Filippo Osella, a well-known anthropological and social scientist who arrived in Thiruvananthapuram from the United Kingdom on Thursday morning, was asked to leave the moment he stepped off the plane at Thiruvananthapuram International Airport.
Osella, who was the head of the Department of Anthropology at the University of Sussex and is well-known for his thorough understanding of Kerala’s cultural and religious trends, flew down to Thiruvananthapuram to attend a three-day conference on livelihood issues affecting coastal communities in Kerala. Osella was not given any specific reason for the ban on his arrival.
He told us that immigration officials had put him through the regular inspections and that after confirming his identity, he was told that he was not permitted to enter India. Osella possessed all of the required documentation. Osella was told that they were following orders from the Indian government. Osella was intended to deliver his research on coastal community adaptation at the community level.
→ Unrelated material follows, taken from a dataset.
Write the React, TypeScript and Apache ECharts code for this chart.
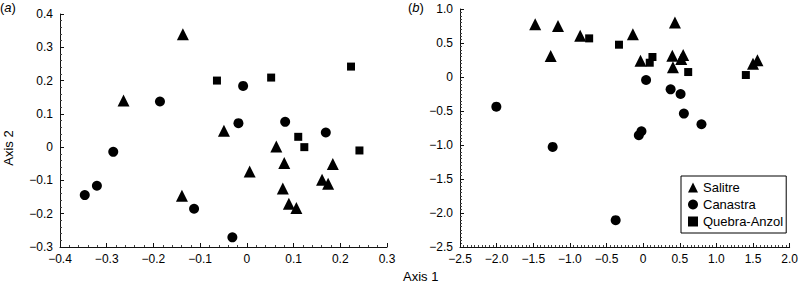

Though it is unclear what precipitated Osella’s unexpected India ban, Osella’s research on the Muslim reform movement in Kerala contradicted the Hindutva thesis.
In his important research ‘Islamism and Social Reform in Kerala, South India,’ Osella writes: “We see strong academic trends of open disdain for reformism, which is then mistakenly – and dangerously – labeled as going against the grain of South Asian society. This frequently coincides with the false labeling of all reformism as ‘foreign inspired’ or wah’habi.”